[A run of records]
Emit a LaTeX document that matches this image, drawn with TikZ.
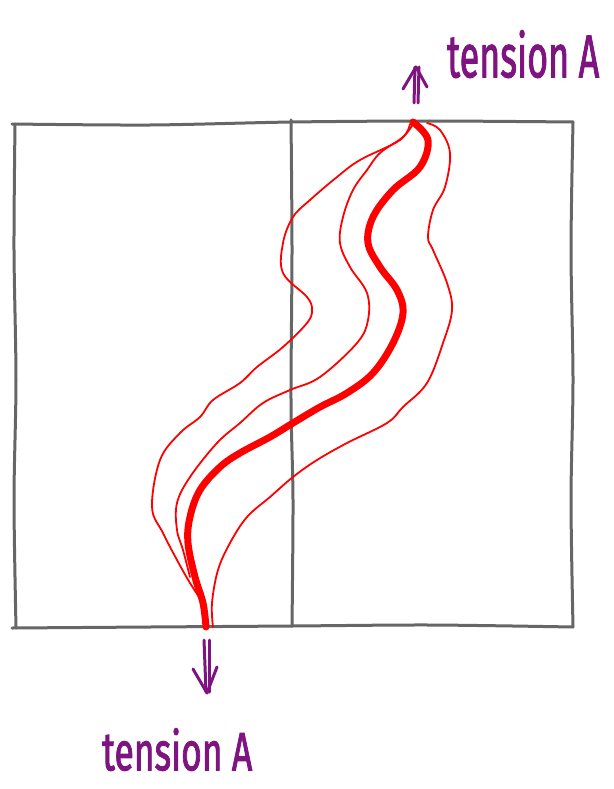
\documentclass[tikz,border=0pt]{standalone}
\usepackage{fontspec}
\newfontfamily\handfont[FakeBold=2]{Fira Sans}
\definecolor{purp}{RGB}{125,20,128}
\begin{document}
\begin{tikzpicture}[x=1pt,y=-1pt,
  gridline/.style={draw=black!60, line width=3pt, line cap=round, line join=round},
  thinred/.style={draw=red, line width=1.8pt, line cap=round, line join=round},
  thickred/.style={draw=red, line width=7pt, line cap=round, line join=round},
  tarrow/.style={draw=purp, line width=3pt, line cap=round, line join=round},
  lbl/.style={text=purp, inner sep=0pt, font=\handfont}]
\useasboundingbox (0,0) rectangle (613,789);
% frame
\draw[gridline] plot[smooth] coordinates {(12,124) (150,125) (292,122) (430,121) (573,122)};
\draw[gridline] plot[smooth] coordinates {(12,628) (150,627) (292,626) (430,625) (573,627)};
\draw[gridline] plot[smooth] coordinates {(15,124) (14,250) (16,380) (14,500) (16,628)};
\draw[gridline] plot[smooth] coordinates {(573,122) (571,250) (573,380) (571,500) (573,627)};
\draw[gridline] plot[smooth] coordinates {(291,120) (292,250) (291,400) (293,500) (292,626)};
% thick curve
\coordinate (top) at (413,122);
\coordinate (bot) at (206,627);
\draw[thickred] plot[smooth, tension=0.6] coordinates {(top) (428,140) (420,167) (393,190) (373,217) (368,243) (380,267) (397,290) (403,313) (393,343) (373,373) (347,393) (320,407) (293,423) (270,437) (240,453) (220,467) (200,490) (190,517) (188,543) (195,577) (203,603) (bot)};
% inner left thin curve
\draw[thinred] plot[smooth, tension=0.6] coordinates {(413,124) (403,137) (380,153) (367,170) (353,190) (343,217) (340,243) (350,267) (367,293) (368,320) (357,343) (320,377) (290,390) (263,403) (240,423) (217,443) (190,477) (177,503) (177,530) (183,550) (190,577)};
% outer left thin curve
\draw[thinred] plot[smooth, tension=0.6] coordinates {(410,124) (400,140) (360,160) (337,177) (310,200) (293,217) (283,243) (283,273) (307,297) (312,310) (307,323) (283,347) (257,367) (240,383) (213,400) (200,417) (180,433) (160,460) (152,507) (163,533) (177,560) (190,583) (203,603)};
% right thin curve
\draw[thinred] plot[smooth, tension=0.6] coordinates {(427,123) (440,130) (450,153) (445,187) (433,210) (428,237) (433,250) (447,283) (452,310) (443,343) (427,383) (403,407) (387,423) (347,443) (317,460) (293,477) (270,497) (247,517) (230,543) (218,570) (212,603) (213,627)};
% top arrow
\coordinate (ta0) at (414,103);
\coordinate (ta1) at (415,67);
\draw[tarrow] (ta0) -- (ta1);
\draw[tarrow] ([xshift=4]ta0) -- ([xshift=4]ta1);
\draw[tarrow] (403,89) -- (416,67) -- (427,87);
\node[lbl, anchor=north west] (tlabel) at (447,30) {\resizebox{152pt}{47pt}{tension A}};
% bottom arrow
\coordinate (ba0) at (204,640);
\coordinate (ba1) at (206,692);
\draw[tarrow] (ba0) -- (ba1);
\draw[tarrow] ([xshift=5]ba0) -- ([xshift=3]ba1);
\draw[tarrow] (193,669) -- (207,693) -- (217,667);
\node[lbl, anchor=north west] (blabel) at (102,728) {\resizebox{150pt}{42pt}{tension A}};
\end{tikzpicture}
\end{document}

* * *

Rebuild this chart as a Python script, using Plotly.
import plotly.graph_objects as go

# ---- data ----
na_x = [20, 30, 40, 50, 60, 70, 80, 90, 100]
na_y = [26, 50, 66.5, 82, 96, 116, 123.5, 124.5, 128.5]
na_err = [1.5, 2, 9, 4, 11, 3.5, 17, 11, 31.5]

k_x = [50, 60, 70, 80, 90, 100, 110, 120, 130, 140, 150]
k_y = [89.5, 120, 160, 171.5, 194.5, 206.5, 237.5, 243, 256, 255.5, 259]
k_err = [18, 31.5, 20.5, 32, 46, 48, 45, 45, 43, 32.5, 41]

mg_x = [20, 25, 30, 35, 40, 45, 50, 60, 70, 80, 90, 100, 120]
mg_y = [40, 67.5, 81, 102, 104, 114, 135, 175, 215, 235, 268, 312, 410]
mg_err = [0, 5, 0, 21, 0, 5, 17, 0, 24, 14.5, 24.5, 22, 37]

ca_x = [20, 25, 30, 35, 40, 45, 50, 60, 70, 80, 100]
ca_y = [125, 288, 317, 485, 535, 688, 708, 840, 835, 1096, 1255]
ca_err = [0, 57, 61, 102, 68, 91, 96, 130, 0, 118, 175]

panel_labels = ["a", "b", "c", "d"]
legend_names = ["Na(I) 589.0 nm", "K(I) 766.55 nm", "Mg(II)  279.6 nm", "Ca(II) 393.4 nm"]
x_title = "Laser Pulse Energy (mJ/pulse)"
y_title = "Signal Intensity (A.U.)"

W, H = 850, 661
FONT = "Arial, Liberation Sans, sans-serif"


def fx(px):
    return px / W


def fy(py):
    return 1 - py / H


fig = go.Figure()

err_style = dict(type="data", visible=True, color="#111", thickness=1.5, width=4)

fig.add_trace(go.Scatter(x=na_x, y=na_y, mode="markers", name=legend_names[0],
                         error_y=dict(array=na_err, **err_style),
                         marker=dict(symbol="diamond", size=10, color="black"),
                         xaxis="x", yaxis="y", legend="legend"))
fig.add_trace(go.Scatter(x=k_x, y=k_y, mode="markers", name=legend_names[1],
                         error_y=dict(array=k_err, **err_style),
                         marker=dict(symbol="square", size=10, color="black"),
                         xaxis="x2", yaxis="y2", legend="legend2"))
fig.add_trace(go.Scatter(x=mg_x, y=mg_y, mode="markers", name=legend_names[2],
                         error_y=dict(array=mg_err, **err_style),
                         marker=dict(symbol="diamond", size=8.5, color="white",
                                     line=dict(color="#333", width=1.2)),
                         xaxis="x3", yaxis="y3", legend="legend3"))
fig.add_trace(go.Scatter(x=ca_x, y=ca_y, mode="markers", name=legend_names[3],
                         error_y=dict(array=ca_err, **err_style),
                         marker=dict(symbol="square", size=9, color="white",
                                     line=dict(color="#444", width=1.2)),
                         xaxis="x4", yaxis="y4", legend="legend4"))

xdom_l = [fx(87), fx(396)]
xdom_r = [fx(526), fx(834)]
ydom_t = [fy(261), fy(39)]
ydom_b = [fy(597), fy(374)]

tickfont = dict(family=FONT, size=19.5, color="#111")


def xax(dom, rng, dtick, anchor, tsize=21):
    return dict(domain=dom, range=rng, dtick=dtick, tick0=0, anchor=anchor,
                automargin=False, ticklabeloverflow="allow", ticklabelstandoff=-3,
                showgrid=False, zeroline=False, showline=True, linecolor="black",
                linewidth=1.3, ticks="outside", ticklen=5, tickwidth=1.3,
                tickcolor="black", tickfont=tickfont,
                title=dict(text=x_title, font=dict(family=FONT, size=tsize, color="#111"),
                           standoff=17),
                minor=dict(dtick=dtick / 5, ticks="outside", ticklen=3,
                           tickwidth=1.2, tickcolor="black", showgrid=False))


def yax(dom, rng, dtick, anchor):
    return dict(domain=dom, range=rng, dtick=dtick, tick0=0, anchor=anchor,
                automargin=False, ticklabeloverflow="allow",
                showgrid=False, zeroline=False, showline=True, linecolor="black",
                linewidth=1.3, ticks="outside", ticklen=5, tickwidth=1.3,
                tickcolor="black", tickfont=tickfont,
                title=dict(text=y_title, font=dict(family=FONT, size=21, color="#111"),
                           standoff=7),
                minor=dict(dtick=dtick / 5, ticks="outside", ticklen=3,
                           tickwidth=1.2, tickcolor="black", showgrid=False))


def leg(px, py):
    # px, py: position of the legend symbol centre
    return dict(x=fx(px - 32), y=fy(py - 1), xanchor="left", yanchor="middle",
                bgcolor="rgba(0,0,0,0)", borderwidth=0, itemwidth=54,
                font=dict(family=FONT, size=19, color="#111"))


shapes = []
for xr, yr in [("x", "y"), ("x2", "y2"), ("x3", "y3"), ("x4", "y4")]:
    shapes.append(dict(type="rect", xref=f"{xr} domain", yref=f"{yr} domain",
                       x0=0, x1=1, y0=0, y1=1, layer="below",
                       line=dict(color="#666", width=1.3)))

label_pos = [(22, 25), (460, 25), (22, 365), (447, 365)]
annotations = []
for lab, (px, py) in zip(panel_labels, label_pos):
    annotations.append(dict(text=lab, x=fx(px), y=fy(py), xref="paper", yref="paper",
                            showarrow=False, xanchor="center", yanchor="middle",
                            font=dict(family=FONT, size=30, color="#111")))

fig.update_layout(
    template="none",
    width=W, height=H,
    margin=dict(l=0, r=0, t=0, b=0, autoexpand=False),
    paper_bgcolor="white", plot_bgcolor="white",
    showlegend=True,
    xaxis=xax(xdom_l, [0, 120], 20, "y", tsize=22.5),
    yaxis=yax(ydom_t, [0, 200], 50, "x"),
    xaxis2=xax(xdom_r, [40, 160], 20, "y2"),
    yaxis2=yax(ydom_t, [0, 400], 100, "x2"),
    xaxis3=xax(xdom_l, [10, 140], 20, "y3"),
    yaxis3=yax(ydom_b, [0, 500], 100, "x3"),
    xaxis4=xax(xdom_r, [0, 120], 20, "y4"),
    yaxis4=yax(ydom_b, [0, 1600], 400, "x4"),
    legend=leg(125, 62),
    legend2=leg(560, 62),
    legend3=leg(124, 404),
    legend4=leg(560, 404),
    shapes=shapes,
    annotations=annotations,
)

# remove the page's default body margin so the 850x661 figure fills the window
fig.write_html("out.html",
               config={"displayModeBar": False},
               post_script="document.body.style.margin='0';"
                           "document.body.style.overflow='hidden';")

==

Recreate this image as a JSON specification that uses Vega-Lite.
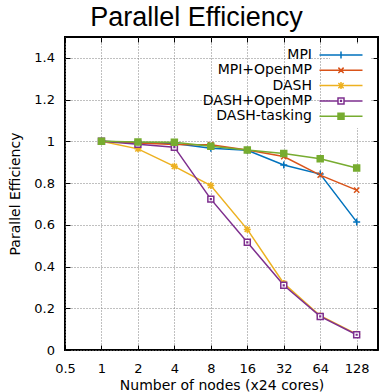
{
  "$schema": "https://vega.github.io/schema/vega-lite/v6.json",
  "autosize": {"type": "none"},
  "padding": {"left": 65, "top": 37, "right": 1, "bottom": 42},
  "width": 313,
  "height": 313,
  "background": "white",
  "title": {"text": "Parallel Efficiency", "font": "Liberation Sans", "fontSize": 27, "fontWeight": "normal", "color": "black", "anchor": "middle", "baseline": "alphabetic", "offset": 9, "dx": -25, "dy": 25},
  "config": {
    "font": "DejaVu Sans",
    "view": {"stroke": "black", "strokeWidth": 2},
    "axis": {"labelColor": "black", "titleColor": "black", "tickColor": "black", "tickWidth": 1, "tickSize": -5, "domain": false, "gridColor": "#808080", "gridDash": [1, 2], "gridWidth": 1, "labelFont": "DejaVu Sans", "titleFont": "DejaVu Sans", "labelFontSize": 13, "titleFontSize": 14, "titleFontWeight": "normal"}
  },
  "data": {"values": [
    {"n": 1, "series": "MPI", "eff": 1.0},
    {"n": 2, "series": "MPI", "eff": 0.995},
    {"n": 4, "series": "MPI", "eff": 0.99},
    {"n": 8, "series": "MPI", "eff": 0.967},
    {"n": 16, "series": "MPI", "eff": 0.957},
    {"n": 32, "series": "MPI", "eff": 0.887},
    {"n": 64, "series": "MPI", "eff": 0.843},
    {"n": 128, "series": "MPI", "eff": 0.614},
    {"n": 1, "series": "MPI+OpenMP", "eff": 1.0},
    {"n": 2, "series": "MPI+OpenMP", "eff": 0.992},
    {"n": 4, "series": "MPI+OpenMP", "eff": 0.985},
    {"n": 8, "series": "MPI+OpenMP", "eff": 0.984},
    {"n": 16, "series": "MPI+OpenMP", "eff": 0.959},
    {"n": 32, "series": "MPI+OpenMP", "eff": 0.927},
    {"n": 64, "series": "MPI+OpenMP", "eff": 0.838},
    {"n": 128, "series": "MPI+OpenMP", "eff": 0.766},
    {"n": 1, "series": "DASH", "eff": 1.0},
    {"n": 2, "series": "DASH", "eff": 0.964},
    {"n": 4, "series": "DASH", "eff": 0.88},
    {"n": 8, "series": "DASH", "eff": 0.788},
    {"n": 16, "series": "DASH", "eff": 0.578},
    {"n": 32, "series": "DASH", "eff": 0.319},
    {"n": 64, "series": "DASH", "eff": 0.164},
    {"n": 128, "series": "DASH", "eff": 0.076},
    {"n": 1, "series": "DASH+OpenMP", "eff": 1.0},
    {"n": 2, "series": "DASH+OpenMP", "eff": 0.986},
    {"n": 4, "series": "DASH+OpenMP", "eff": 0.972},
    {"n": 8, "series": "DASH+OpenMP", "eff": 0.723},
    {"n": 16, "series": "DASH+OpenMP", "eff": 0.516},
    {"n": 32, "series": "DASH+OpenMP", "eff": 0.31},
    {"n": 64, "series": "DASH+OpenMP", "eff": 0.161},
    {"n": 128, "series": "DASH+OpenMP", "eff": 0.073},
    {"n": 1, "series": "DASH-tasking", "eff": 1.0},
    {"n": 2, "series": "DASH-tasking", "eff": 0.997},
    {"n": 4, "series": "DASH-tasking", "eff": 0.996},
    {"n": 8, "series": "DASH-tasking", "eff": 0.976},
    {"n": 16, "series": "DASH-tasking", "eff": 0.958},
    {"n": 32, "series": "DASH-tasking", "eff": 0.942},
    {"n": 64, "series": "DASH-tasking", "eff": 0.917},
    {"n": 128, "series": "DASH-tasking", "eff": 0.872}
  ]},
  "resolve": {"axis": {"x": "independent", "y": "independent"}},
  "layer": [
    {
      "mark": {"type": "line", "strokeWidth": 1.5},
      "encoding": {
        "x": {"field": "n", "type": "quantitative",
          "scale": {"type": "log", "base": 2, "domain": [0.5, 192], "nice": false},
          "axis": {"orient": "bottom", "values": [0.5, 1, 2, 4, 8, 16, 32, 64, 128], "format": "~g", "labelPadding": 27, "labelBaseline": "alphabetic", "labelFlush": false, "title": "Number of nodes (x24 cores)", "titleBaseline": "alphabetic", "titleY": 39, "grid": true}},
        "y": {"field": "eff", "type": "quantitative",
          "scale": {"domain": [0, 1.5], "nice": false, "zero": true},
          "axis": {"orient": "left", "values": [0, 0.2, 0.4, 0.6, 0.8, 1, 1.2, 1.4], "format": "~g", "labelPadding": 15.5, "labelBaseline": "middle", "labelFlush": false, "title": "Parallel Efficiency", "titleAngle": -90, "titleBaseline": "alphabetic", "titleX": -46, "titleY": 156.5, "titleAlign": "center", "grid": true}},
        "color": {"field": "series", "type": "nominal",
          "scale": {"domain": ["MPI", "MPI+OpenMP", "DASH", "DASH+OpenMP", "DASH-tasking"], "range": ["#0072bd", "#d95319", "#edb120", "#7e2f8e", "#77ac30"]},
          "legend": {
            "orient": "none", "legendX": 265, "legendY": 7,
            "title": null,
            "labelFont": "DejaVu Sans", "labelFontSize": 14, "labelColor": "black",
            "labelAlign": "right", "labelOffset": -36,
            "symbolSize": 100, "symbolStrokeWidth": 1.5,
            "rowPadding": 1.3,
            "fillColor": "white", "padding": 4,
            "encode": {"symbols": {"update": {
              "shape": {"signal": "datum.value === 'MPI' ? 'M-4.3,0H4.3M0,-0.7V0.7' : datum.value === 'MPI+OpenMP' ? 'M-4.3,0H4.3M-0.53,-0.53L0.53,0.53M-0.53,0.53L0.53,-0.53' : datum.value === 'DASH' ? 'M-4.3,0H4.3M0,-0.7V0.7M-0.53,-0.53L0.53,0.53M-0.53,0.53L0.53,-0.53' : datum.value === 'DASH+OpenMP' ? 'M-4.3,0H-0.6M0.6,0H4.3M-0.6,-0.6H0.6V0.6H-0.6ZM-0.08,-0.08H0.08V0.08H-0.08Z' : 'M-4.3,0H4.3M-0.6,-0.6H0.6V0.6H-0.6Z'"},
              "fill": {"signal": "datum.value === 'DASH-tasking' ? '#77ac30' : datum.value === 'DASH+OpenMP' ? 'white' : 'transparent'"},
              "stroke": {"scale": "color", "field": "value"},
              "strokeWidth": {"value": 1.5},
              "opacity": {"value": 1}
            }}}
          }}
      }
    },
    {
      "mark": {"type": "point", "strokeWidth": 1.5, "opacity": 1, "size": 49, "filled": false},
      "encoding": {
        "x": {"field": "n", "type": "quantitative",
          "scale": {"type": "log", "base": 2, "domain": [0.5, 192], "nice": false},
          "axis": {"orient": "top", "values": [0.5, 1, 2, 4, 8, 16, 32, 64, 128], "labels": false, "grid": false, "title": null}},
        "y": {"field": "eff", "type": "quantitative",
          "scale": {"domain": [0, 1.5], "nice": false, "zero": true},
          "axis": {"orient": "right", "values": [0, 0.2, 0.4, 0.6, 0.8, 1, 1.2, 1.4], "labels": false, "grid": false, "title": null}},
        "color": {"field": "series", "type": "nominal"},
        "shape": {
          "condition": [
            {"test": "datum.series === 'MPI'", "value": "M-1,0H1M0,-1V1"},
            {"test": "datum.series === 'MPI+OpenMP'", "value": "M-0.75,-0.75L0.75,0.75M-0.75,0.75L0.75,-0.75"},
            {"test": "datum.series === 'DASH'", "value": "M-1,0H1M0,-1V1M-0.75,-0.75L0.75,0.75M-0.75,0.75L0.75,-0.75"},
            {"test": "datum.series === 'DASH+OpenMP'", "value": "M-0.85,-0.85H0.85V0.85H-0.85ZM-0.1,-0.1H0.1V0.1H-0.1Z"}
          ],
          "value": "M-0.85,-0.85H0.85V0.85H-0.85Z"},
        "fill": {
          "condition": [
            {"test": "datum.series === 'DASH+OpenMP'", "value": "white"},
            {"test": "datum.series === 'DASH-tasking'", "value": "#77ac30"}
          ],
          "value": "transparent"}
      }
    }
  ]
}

What is required — Copy the records above exactly, beginning at the line that contains "Rebuild this chart" and stopping after the line that contains "24.5, 22, 37]".

Task response —
Rebuild this chart as a Python script, using Plotly.
import plotly.graph_objects as go

# ---- data ----
na_x = [20, 30, 40, 50, 60, 70, 80, 90, 100]
na_y = [26, 50, 66.5, 82, 96, 116, 123.5, 124.5, 128.5]
na_err = [1.5, 2, 9, 4, 11, 3.5, 17, 11, 31.5]

k_x = [50, 60, 70, 80, 90, 100, 110, 120, 130, 140, 150]
k_y = [89.5, 120, 160, 171.5, 194.5, 206.5, 237.5, 243, 256, 255.5, 259]
k_err = [18, 31.5, 20.5, 32, 46, 48, 45, 45, 43, 32.5, 41]

mg_x = [20, 25, 30, 35, 40, 45, 50, 60, 70, 80, 90, 100, 120]
mg_y = [40, 67.5, 81, 102, 104, 114, 135, 175, 215, 235, 268, 312, 410]
mg_err = [0, 5, 0, 21, 0, 5, 17, 0, 24, 14.5, 24.5, 22, 37]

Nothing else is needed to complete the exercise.